Based on a novel by Ben Ames Williams, the film went through many changes before it reached the screen. The script is credited to John Lee Mahin, Edith Fitzgerald, and the husband-and-wife team of Albert Hackett and Frances Goodrich.
It has no relation to the 1953 MGM musical film of the same title.
From TCM.com: “Kay Brannan is so bored with her life that she can barely tolerate her family and prospective suitor, Elmer. A traffic diversion brings hundreds of Yale-Harvard football players through town. One of them, Robert Dakin, a socially prominent surgeon from Boston, asks her for directions to a popular roadhouse and takes her there to join in the fun.
Later Bob becomes so drunk that he insists that they have a justice of the peace marry them. Kay is not quite so drunk, but she agrees, eager for any escape from the tedium. The next morning, Bob's parents like Kay, but are shocked that Bob, who was to marry socialite Priscilla Hyde in two weeks, would be so foolhardy. To avoid a scandal, Bob suggests to Kay that they pretend to be happily married for six months and then quietly get a divorce. Although hurt, she agrees, and after a staged "honeymoon" aboard the Dakin family yacht, they return to Boston. Gradually, they begin to fall in love, but they still keep each other at arm's length.
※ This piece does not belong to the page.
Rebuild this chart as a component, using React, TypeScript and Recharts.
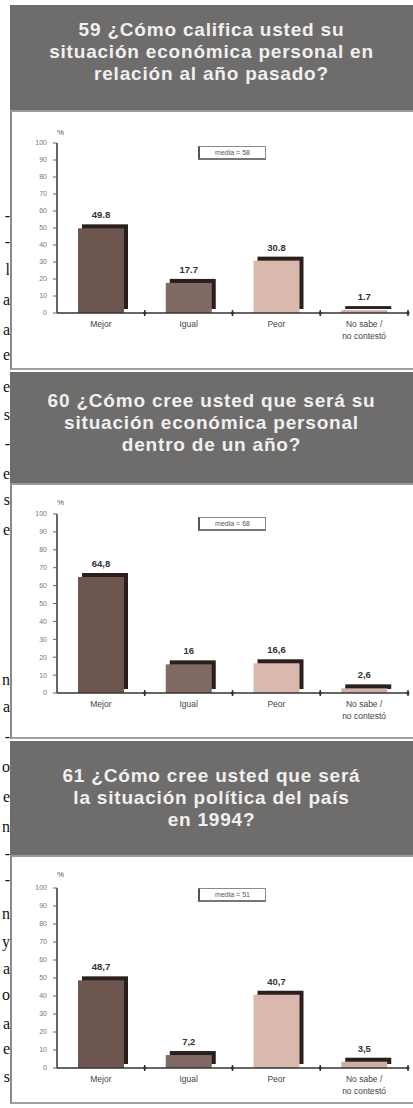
import React from "react";
import { BarChart, Bar, XAxis, YAxis, LabelList } from "recharts";

const categories = ["Mejor", "Igual", "Peor", "No sabe / no contestó"];
const yTicks = [0, 10, 20, 30, 40, 50, 60, 70, 80, 90, 100];
const barColors = ["#6d5550", "#806a63", "#d9b9ae", "#d0b0a6"];

const q59Title = ["59 ¿Cómo califica usted su", "situación económica personal en", "relación al año pasado?"];
const q59Values = [49.8, 17.7, 30.8, 1.7];
const q59Media = 58;

const q60Title = ["60 ¿Cómo cree usted que será su", "situación económica personal", "dentro de un año?"];
const q60Values = [64.8, 16, 16.6, 2.6];
const q60Media = 68;

const q61Title = ["61 ¿Cómo cree usted que será", "la situación política del país", "en 1994?"];
const q61Values = [48.7, 7.2, 40.7, 3.5];
const q61Media = 51;

// bits of the facing book page that show at the left edge
const pageBits = [
  { ch: "-", top: 207 }, { ch: "-", top: 233 }, { ch: "l", top: 261 }, { ch: "a", top: 291 },
  { ch: "a", top: 321 }, { ch: "e", top: 346 }, { ch: "e", top: 378 }, { ch: "s", top: 406 },
  { ch: "-", top: 435 }, { ch: "e", top: 465 }, { ch: "s", top: 491 }, { ch: "e", top: 521 },
  { ch: "n", top: 671 }, { ch: "a", top: 698 }, { ch: "-", top: 728 }, { ch: "o", top: 758 },
  { ch: "e", top: 788 }, { ch: "n", top: 818 }, { ch: "-", top: 845 }, { ch: "-", top: 871 },
  { ch: "n", top: 905 }, { ch: "y", top: 933 }, { ch: "a", top: 960 }, { ch: "o", top: 986 },
  { ch: "a", top: 1015 }, { ch: "e", top: 1040 }, { ch: "s", top: 1068 },
];

const FONT = "'Liberation Sans', Arial, sans-serif";
const CHART_W = 403;
const Y_W = 47;
const RIGHT = 5;
const BAND = (CHART_W - Y_W - RIGHT) / categories.length;

function ShadowBar(props: any) {
  const { x, y, width, height, fill } = props;
  if (width == null) return null;
  return (
    <g>
      <rect x={x + 4} y={y - 4} width={width} height={height} fill="#2a1f1c" />
      <rect x={x} y={y} width={width} height={height} fill={fill} />
    </g>
  );
}

function CategoryTick(props: any) {
  const { x, y, payload } = props;
  const v = String(payload.value);
  const i = v.indexOf("/ ");
  const lines = i >= 0 ? [v.slice(0, i + 1), v.slice(i + 2)] : [v];
  const half = payload.offset != null && payload.offset > 0 ? payload.offset : BAND / 2;
  return (
    <g>
      <line x1={x + half} x2={x + half} y1={y - 3} y2={y + 3} stroke="#333" strokeWidth={1.5} />
      <circle cx={x + half} cy={y} r={1.6} fill="#333" />
      {lines.map((l, k) => (
        <text key={k} x={x} y={y + 14 + k * 12} textAnchor="middle" fontSize={8.5} fill="#444" fontFamily={FONT}>
          {l}
        </text>
      ))}
    </g>
  );
}

type PanelProps = {
  top: number;
  headerH: number;
  titlePad: number;
  chartH: number;
  plotTop: number;
  baseline: number;
  title: string[];
  values: number[];
  media: number;
  comma: boolean;
  pctTop: number;
  mediaTop: number;
};

function Panel(p: PanelProps) {
  const data = categories.map((c, i) => ({ name: c, value: p.values[i], fill: barColors[i] }));
  const fmt = (v: any) => (p.comma ? String(v).replace(".", ",") : String(v));
  return (
    <div style={{ position: "absolute", left: 10, top: p.top, width: CHART_W }}>
      <div
        style={{
          height: p.headerH,
          background: "#6e6d6c",
          color: "#f0f0f0",
          fontFamily: FONT,
          fontWeight: "bold",
          fontSize: 19,
          letterSpacing: 0.8,
          lineHeight: "22px",
          textAlign: "center",
          boxSizing: "border-box",
          paddingTop: p.titlePad,
          borderBottom: "2px solid #9a9a9a",
          whiteSpace: "nowrap",
        }}
      >
        {p.title.map((t, i) => (
          <div key={i}>{t}</div>
        ))}
      </div>
      <div
        style={{
          position: "relative",
          height: p.chartH,
          background: "#fff",
          borderLeft: "2px solid #8a8a8a",
          borderBottom: "2px solid #a0a0a0",
          boxSizing: "border-box",
        }}
      >
        <BarChart
          width={CHART_W - 2}
          height={p.chartH - 2}
          data={data}
          margin={{ top: p.plotTop, right: RIGHT, bottom: 0, left: 0 }}
          barCategoryGap={0}
        >
          <XAxis
            dataKey="name"
            height={p.chartH - 2 - p.baseline}
            axisLine={{ stroke: "#333", strokeWidth: 1.5 }}
            tickLine={false}
            tickSize={0}
            tickMargin={0}
            interval={0}
            tick={<CategoryTick />}
          />
          <YAxis
            width={Y_W - 2}
            domain={[0, 100]}
            ticks={yTicks}
            interval={0}
            axisLine={{ stroke: "#333", strokeWidth: 1.5 }}
            tickLine={{ stroke: "#666" }}
            tickSize={4}
            tickMargin={6}
            tick={{ fontSize: 7, fill: "#777", fontFamily: FONT }}
          />
          <Bar dataKey="value" barSize={46} shape={<ShadowBar />} isAnimationActive={false}>
            <LabelList
              dataKey="value"
              position="top"
              offset={10}
              formatter={fmt}
              style={{ fontSize: 9.5, fontWeight: "bold", fill: "#333", fontFamily: FONT }}
            />
          </Bar>
        </BarChart>
        <div
          style={{
            position: "absolute",
            left: Y_W - 2,
            top: p.pctTop,
            fontSize: 8,
            color: "#555",
            fontFamily: FONT,
          }}
        >
          %
        </div>
        <div
          style={{
            position: "absolute",
            left: 186,
            top: p.mediaTop,
            width: 68,
            height: 14,
            boxSizing: "border-box",
            border: "1px solid #8a8a8a",
            borderLeft: "2px solid #555",
            borderBottom: "2px solid #777",
            fontSize: 7,
            lineHeight: "12px",
            color: "#555",
            textAlign: "center",
            fontFamily: FONT,
          }}
        >
          media = {p.media}
        </div>
      </div>
    </div>
  );
}

export default function App() {
  return (
    <div style={{ position: "absolute", left: 0, top: 0, width: 413, height: 1108, background: "#fff", overflow: "hidden" }}>
      {pageBits.map((b, i) => (
        <div
          key={i}
          style={{
            position: "absolute",
            left: 0,
            top: b.top,
            width: 10,
            textAlign: "right",
            fontFamily: "'Liberation Serif', serif",
            fontSize: 16,
            lineHeight: "18px",
            color: "#111",
          }}
        >
          {b.ch}
        </div>
      ))}
      <Panel
        top={5}
        headerH={107}
        titlePad={14}
        chartH={258}
        plotTop={31}
        baseline={201}
        title={q59Title}
        values={q59Values}
        media={q59Media}
        comma={false}
        pctTop={16}
        mediaTop={34}
      />
      <Panel
        top={372}
        headerH={113}
        titlePad={18}
        chartH={254}
        plotTop={29}
        baseline={208}
        title={q60Title}
        values={q60Values}
        media={q60Media}
        comma={true}
        pctTop={13}
        mediaTop={32}
      />
      <Panel
        top={741}
        headerH={116}
        titlePad={24}
        chartH={247}
        plotTop={31}
        baseline={211}
        title={q61Title}
        values={q61Values}
        media={q61Media}
        comma={true}
        pctTop={13}
        mediaTop={31}
      />
    </div>
  );
}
When Priscilla returns from a European holiday, she and Bob begin seeing each other secretly. One night, Kay gets a telephone call from Bob's clinic urgently summoning him to perform emergency brain surgery on Jimmy, a young patient. When Priscilla refuses to let her speak to Bob over the phone, Kay goes to Priscilla's apartment to fetch him. Bob starts the operation, but is not sure that he is sober enough to save Jimmy, so he has his colleague Dr. Underwood complete the delicate surgery.
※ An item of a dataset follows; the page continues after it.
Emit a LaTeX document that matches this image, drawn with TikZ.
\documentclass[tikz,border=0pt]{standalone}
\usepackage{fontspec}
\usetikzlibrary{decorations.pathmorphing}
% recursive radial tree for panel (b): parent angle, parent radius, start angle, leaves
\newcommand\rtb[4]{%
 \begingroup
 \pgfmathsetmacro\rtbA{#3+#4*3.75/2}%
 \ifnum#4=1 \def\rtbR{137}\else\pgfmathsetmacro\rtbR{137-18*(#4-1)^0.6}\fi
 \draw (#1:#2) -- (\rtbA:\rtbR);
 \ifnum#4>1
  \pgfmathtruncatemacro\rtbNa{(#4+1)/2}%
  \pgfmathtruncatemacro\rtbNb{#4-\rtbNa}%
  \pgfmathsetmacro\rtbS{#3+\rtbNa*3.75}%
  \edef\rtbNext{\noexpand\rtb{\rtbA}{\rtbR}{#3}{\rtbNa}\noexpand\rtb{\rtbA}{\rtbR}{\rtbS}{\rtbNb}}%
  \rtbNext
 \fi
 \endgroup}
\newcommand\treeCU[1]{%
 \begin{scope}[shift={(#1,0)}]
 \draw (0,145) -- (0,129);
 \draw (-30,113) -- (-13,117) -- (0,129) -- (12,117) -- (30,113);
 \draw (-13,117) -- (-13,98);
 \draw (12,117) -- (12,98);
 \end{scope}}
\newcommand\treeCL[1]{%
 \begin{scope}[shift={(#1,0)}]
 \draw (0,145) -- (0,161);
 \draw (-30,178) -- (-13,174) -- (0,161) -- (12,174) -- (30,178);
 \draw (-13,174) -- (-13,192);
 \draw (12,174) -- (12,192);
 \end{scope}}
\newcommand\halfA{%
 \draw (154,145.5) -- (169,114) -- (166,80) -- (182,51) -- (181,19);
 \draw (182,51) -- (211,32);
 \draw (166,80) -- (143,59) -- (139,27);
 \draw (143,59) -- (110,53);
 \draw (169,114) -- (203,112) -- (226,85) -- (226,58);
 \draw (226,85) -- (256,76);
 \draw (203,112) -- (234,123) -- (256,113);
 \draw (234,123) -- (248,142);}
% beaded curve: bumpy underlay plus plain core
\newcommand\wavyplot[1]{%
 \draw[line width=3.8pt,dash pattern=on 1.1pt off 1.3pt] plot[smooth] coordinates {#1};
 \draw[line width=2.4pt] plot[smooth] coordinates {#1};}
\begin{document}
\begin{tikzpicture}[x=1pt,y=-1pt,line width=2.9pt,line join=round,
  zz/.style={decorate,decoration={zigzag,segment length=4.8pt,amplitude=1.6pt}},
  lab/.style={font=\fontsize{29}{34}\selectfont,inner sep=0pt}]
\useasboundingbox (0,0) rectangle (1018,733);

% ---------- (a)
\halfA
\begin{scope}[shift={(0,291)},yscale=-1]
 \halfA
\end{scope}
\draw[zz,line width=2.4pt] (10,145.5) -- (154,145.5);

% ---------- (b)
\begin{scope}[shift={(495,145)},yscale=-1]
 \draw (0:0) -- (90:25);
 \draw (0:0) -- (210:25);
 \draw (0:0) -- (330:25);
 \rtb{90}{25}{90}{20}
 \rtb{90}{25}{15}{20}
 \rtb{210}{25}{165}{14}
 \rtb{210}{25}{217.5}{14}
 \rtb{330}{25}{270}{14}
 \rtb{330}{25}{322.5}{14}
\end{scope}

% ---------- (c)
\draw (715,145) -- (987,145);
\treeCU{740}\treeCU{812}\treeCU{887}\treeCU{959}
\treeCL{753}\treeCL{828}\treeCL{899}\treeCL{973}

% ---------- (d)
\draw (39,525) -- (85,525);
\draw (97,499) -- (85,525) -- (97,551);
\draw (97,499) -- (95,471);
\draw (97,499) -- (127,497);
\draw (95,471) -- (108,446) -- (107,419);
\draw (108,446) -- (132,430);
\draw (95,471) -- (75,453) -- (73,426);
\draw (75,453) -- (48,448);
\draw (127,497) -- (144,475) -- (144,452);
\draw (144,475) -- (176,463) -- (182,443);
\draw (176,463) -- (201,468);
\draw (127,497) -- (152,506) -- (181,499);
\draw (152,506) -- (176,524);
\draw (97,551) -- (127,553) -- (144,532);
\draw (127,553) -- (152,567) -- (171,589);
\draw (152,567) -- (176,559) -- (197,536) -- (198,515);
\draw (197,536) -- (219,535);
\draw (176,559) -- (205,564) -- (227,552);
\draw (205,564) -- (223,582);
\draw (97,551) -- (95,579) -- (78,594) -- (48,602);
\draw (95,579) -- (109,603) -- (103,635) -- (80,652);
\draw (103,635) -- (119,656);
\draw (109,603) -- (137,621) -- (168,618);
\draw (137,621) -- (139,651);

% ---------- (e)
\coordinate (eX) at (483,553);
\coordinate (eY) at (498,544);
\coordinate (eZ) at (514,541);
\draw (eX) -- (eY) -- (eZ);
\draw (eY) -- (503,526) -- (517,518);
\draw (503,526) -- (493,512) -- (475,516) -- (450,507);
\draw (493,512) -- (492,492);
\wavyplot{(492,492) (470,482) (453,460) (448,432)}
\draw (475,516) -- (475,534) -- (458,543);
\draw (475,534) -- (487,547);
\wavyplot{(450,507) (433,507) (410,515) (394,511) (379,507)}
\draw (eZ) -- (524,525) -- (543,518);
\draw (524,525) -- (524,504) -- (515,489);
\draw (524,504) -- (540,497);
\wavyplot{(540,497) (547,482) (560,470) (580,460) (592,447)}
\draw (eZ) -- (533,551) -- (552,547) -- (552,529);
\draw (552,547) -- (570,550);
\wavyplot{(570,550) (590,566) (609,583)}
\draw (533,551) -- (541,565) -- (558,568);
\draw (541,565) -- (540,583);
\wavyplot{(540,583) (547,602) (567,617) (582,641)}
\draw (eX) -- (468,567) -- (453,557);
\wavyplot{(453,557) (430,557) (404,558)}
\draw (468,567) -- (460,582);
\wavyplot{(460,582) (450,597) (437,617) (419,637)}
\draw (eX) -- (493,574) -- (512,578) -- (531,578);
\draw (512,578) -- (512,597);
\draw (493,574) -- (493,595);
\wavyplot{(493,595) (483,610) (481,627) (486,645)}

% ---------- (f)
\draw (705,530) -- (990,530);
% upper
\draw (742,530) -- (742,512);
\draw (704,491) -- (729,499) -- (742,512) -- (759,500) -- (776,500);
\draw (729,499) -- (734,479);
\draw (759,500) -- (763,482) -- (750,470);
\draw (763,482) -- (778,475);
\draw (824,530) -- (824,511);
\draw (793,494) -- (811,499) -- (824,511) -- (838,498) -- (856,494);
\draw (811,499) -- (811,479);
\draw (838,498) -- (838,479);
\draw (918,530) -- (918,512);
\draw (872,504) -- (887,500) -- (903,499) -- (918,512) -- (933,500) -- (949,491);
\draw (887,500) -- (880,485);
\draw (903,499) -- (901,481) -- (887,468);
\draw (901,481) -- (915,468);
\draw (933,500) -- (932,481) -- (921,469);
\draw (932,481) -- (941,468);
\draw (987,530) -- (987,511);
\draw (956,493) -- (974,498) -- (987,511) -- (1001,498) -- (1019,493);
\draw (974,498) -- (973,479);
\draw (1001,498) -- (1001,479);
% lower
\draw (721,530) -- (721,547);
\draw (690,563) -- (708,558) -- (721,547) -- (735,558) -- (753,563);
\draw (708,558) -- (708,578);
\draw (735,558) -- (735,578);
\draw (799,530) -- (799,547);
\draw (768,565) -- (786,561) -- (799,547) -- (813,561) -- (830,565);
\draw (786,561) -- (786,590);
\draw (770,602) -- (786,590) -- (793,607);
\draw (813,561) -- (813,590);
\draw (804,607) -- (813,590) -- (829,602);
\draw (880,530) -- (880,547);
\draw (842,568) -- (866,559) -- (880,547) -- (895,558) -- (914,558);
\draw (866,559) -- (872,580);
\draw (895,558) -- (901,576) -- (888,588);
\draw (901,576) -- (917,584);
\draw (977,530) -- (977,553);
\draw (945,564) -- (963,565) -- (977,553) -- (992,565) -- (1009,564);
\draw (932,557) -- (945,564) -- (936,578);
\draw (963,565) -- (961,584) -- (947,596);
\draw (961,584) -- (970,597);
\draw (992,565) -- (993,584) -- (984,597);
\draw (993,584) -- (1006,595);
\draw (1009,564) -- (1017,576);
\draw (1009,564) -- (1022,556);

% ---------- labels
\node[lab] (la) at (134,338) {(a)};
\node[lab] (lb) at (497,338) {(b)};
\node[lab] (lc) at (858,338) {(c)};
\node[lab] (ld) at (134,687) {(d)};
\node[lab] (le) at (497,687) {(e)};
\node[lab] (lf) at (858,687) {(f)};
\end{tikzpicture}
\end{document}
At home, Bob feels like a failure. Kay hesitatingly starts to tell him about her feelings, but Priscilla calls and she leaves. She tells Bob's parents that she is returning home, and a short time later, the local newspaper mentions that Bob is rumored to be leaving for Reno for a divorce. Kay takes a walk and meets Elmer, who proposes, but just then Bob drives up. After telling Kay that he has lost his way to Reno and never wants to find it, they drive off together.”[2]
TCM’s Margarita Landazuri writes:” MGM had originally announced Small Town Girl as a vehicle for Jean Harlow. Janet Gaynor had been 20th Century Fox's most important star in the late silent and early talkie period. But by 1936, her status at Fox had been eclipsed by... Shirley Temple. So both Gaynor and Fox executives were happy about loaning her to MGM for a first-class production like Small Town Girl, particularly since she would be cast opposite MGM's hottest young leading man.. “[3]
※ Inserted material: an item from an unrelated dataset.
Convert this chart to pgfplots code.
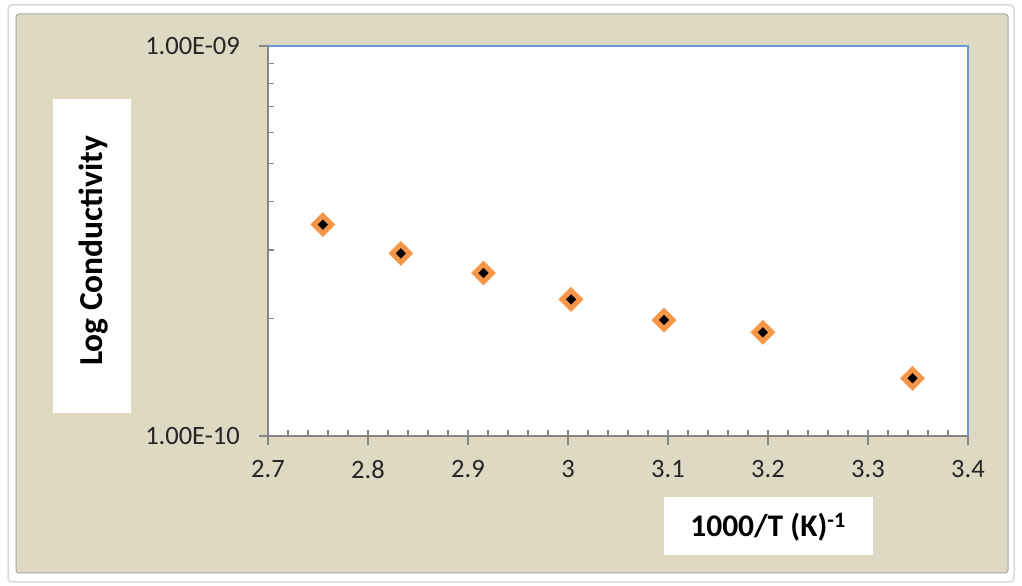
\documentclass[border=0pt]{standalone}
\usepackage{fontspec}
\setmainfont{Carlito}
\usepackage{pgfplots}
\pgfplotsset{compat=1.18}
\definecolor{beige}{HTML}{DDD9C3}
\definecolor{axgray}{HTML}{868686}
\definecolor{bblue}{HTML}{6E99D2}
\definecolor{morange}{HTML}{F79646}
\begin{document}
\begin{tikzpicture}[x=1bp,y=1bp]
\useasboundingbox (0,0) rectangle (1022,586);
\fill[white] (0,0) rectangle (1022,586);
\draw[black!15, line width=1.5bp, rounded corners=4bp] (8,4) rectangle (1014,581);
\filldraw[fill=beige, draw=black!35, line width=1bp, rounded corners=3bp] (16,13) rectangle (1008,572);
\fill[white] (53,173) rectangle (131,487);
\node[rotate=90, font=\fontsize{33.5bp}{40bp}\selectfont\bfseries] at (94,335) {Log Conductivity};
\fill[white] (664,31) rectangle (873,89);
\node[font=\fontsize{31.5bp}{37bp}\selectfont\bfseries] at (768,59) {1000/T (K)\textsuperscript{-1}};
\begin{axis}[
  at={(268bp,150bp)}, anchor=south west,
  scale only axis, width=700bp, height=390bp,
  axis background/.style={fill=white},
  xmin=2.7, xmax=3.4, ymin=1e-10, ymax=1e-9,
  ymode=log,
  axis x line*=bottom, axis y line*=left,
  axis line style={axgray, line width=1.5bp, -},
  xtick={2.7,2.8,2.9,3,3.1,3.2,3.3,3.4},
  xticklabels={2.7,2.8,2.9,3,3.1,3.2,3.3,3.4},
  minor x tick num=4,
  ytick={1e-10,1e-9},
  yticklabels={1.00E-10,1.00E-09},
  tick align=inside,
  major tick length=15bp, minor tick length=6bp,
  tick style={axgray, line width=1.2bp},
  major x tick style={yshift=-9bp},
  major y tick style={xshift=-9bp},
  ticklabel style={font=\fontsize{26.5bp}{31bp}\selectfont, text=black!85, inner sep=0pt},
  xticklabel style={anchor=north, yshift=-24bp},
  yticklabel style={anchor=east, xshift=-28bp},
  clip=false,
]
\draw[bblue, line width=2.2bp] (rel axis cs:0,1) -- (rel axis cs:1,1) -- (rel axis cs:1,0);
\addplot[only marks, mark=square*, mark size=6.3bp,
  mark options={rotate=45, draw=morange, fill=black, line width=5bp}]
  coordinates {
  (2.7548,3.485e-10)
  (2.8329,2.94e-10)
  (2.9155,2.618e-10)
  (3.0030,2.241e-10)
  (3.0960,1.983e-10)
  (3.1949,1.845e-10)
  (3.3445,1.406e-10)
  };
\end{axis}
\end{tikzpicture}
\end{document}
Landazuri continued: “Director William Wellman was a relative latecomer to the project. Wellman was equally at home in comedies as he was in action films, but his comedy style was more rough-and-tumble than Gaynor's, and the two clashed repeatedly during filming. Wellman was so unhappy, in fact, that he asked to be removed from the picture. MGM denied his request.”
“Later that year, Wellman was working for David O. Selznick in a project dear to Wellman's heart, A Star Is Born. Selznick thought Gaynor would be ideal for the lead, and Wellman, despite his earlier problems with Gaynor, agreed wholeheartedly with Selznick's choice. This collaboration would be much happier for the star and director.”
According to MGM records, the film earned $1,108,000 in the US and Canada and $497,000 elsewhere resulting in a profit of $274,000.[1]
The film was nominated for the American Film Institute's 2002 list AFI's 100 Years...100 Passions.[4]